Requirements. Print exactly those lines that run from the beginning of the data to the line bearing "0.281, 0.279, 0.278]", inclusive.

---+---

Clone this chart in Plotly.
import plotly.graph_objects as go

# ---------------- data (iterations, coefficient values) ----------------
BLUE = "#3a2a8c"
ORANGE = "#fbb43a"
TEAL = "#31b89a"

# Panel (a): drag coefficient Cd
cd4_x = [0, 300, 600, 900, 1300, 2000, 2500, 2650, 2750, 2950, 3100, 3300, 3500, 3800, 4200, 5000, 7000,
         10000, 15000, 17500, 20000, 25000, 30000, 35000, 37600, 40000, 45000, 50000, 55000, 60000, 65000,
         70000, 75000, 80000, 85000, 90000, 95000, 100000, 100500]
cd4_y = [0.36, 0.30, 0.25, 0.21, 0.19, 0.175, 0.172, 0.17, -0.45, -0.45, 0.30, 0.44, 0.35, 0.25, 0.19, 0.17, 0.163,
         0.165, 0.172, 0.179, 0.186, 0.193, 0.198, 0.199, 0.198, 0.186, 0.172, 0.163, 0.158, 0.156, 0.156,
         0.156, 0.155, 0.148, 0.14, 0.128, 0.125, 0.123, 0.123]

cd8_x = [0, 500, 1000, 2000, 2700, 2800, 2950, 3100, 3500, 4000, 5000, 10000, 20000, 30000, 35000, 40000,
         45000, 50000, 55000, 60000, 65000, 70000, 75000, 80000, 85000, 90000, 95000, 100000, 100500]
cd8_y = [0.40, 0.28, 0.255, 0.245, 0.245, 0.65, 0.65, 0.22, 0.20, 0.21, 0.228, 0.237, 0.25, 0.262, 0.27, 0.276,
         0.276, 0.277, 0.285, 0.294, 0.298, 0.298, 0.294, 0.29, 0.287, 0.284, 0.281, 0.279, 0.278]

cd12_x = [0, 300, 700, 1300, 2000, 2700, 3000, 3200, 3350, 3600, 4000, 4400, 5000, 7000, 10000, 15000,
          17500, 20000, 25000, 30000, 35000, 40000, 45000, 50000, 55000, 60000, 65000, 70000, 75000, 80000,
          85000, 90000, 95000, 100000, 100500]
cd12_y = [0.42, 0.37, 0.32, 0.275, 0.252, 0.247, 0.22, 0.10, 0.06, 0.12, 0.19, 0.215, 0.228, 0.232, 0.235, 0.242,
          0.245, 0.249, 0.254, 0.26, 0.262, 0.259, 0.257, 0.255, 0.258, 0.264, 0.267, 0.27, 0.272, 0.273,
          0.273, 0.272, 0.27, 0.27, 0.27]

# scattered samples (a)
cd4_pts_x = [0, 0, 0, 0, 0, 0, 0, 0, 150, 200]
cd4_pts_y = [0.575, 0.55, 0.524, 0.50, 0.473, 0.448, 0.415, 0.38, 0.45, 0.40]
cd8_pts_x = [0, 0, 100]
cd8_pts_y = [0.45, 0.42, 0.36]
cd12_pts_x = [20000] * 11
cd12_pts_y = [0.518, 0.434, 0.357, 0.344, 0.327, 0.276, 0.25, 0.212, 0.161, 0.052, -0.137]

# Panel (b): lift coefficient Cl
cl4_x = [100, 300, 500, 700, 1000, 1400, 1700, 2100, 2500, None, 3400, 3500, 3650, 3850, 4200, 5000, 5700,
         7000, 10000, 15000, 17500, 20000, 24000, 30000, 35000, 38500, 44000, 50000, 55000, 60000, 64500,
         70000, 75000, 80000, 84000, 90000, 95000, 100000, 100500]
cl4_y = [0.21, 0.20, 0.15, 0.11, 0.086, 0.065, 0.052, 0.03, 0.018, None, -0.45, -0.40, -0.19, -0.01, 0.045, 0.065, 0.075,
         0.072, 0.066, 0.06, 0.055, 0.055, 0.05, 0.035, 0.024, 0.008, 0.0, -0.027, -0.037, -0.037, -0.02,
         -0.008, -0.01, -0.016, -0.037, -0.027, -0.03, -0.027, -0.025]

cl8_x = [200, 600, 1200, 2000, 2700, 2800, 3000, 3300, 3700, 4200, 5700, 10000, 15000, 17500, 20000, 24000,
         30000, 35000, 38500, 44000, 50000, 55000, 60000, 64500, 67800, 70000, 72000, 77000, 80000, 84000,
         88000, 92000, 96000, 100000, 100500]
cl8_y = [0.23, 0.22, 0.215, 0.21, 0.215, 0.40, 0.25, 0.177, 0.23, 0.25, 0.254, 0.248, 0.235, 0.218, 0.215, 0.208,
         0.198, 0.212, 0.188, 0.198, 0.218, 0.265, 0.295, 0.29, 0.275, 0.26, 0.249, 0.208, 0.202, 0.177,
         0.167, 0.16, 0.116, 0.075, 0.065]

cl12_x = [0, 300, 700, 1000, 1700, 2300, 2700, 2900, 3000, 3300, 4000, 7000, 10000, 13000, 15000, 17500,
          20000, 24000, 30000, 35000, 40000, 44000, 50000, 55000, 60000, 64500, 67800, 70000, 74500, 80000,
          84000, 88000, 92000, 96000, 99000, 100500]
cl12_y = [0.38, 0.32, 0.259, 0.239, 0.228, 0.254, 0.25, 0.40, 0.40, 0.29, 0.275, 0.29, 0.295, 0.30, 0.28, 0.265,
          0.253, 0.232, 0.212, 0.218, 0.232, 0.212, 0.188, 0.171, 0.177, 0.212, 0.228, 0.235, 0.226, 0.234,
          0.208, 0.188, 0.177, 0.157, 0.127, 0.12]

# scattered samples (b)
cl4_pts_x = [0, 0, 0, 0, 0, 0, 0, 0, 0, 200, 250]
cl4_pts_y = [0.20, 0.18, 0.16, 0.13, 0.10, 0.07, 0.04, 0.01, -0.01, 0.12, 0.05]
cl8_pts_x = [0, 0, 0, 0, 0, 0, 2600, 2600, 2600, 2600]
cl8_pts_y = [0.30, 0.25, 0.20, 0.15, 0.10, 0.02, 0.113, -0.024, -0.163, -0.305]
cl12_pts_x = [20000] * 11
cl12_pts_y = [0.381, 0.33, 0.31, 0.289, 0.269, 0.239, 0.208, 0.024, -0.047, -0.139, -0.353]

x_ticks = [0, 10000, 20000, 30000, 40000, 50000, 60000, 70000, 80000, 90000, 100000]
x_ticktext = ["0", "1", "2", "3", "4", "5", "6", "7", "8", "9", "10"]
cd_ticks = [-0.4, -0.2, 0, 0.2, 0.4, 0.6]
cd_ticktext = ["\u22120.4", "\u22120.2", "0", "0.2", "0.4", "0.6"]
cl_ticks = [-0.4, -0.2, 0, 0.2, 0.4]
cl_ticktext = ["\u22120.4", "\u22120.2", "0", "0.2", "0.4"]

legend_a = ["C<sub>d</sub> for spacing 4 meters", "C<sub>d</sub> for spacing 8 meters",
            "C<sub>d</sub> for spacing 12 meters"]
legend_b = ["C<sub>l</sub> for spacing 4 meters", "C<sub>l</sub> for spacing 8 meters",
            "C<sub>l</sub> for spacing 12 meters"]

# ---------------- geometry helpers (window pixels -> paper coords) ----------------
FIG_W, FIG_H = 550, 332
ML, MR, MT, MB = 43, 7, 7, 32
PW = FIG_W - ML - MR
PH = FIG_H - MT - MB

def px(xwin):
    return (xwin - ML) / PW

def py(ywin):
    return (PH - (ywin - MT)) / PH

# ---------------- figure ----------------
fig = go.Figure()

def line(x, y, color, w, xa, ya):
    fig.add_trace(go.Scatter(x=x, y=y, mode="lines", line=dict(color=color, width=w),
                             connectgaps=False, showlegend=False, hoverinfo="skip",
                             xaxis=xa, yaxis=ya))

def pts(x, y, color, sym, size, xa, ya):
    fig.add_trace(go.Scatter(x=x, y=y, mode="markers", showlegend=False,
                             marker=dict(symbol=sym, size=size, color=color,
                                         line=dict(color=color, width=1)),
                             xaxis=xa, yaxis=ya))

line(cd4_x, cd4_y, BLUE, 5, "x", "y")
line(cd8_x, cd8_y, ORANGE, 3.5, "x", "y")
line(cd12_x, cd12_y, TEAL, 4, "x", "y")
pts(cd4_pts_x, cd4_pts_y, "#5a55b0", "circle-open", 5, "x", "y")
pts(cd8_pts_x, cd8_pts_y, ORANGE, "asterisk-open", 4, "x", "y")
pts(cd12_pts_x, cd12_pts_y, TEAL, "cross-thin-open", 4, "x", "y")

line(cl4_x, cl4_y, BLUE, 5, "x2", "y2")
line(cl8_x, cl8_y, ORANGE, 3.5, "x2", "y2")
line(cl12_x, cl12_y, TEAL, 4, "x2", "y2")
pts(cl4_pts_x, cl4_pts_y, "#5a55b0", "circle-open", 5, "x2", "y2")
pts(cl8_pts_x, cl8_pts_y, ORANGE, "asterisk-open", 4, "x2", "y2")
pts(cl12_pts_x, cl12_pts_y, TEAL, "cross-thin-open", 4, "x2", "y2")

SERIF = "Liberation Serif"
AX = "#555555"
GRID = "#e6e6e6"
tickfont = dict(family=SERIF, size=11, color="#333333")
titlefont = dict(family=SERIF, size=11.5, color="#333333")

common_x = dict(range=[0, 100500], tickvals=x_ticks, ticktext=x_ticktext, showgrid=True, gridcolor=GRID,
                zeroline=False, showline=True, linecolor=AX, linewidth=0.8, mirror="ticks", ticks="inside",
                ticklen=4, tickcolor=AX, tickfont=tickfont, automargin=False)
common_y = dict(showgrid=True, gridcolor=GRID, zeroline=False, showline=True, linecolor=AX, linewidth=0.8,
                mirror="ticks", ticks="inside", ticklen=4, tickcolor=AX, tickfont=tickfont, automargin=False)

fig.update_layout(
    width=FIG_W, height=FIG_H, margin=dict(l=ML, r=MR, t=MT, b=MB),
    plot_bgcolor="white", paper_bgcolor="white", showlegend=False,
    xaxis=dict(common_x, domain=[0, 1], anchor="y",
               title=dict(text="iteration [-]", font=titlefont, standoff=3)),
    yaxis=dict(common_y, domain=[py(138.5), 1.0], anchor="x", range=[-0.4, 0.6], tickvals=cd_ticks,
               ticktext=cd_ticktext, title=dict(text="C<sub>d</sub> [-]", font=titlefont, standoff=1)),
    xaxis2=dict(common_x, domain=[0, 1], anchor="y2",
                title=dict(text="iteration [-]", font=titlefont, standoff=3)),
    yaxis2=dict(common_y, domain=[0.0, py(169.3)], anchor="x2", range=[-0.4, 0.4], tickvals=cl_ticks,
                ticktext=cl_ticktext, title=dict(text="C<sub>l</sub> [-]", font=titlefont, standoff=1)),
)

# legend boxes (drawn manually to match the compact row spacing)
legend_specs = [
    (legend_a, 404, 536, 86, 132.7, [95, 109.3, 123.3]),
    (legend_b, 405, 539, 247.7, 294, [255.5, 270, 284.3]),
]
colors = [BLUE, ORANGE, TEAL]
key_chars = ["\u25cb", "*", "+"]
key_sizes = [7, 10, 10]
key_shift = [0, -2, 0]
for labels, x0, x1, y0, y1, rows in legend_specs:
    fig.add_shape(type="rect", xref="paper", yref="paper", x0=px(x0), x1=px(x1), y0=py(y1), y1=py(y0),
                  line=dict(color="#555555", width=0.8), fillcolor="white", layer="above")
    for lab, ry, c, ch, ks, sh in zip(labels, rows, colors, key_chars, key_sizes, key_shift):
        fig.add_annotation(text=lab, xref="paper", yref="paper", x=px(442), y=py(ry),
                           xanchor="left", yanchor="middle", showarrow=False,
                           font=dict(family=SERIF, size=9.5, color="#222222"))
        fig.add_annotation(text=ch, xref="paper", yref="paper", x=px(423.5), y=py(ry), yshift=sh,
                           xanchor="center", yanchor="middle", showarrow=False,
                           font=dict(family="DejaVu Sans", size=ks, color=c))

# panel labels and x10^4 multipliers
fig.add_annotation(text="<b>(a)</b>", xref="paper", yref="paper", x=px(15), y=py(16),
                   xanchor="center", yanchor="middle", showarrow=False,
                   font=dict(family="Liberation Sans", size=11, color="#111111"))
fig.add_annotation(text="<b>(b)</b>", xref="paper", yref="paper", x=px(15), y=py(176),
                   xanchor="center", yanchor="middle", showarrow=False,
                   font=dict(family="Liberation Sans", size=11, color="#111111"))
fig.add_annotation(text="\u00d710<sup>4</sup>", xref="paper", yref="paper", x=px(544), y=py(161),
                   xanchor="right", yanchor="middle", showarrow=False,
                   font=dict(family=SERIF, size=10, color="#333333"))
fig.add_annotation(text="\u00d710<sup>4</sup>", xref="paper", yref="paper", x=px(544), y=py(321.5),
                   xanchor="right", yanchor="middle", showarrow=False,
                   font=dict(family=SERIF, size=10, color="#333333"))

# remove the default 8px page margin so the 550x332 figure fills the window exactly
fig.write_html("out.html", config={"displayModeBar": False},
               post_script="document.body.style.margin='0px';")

---+---

Final answer.
Clone this chart in Plotly.
import plotly.graph_objects as go

# ---------------- data (iterations, coefficient values) ----------------
BLUE = "#3a2a8c"
ORANGE = "#fbb43a"
TEAL = "#31b89a"

# Panel (a): drag coefficient Cd
cd4_x = [0, 300, 600, 900, 1300, 2000, 2500, 2650, 2750, 2950, 3100, 3300, 3500, 3800, 4200, 5000, 7000,
         10000, 15000, 17500, 20000, 25000, 30000, 35000, 37600, 40000, 45000, 50000, 55000, 60000, 65000,
         70000, 75000, 80000, 85000, 90000, 95000, 100000, 100500]
cd4_y = [0.36, 0.30, 0.25, 0.21, 0.19, 0.175, 0.172, 0.17, -0.45, -0.45, 0.30, 0.44, 0.35, 0.25, 0.19, 0.17, 0.163,
         0.165, 0.172, 0.179, 0.186, 0.193, 0.198, 0.199, 0.198, 0.186, 0.172, 0.163, 0.158, 0.156, 0.156,
         0.156, 0.155, 0.148, 0.14, 0.128, 0.125, 0.123, 0.123]

cd8_x = [0, 500, 1000, 2000, 2700, 2800, 2950, 3100, 3500, 4000, 5000, 10000, 20000, 30000, 35000, 40000,
         45000, 50000, 55000, 60000, 65000, 70000, 75000, 80000, 85000, 90000, 95000, 100000, 100500]
cd8_y = [0.40, 0.28, 0.255, 0.245, 0.245, 0.65, 0.65, 0.22, 0.20, 0.21, 0.228, 0.237, 0.25, 0.262, 0.27, 0.276,
         0.276, 0.277, 0.285, 0.294, 0.298, 0.298, 0.294, 0.29, 0.287, 0.284, 0.281, 0.279, 0.278]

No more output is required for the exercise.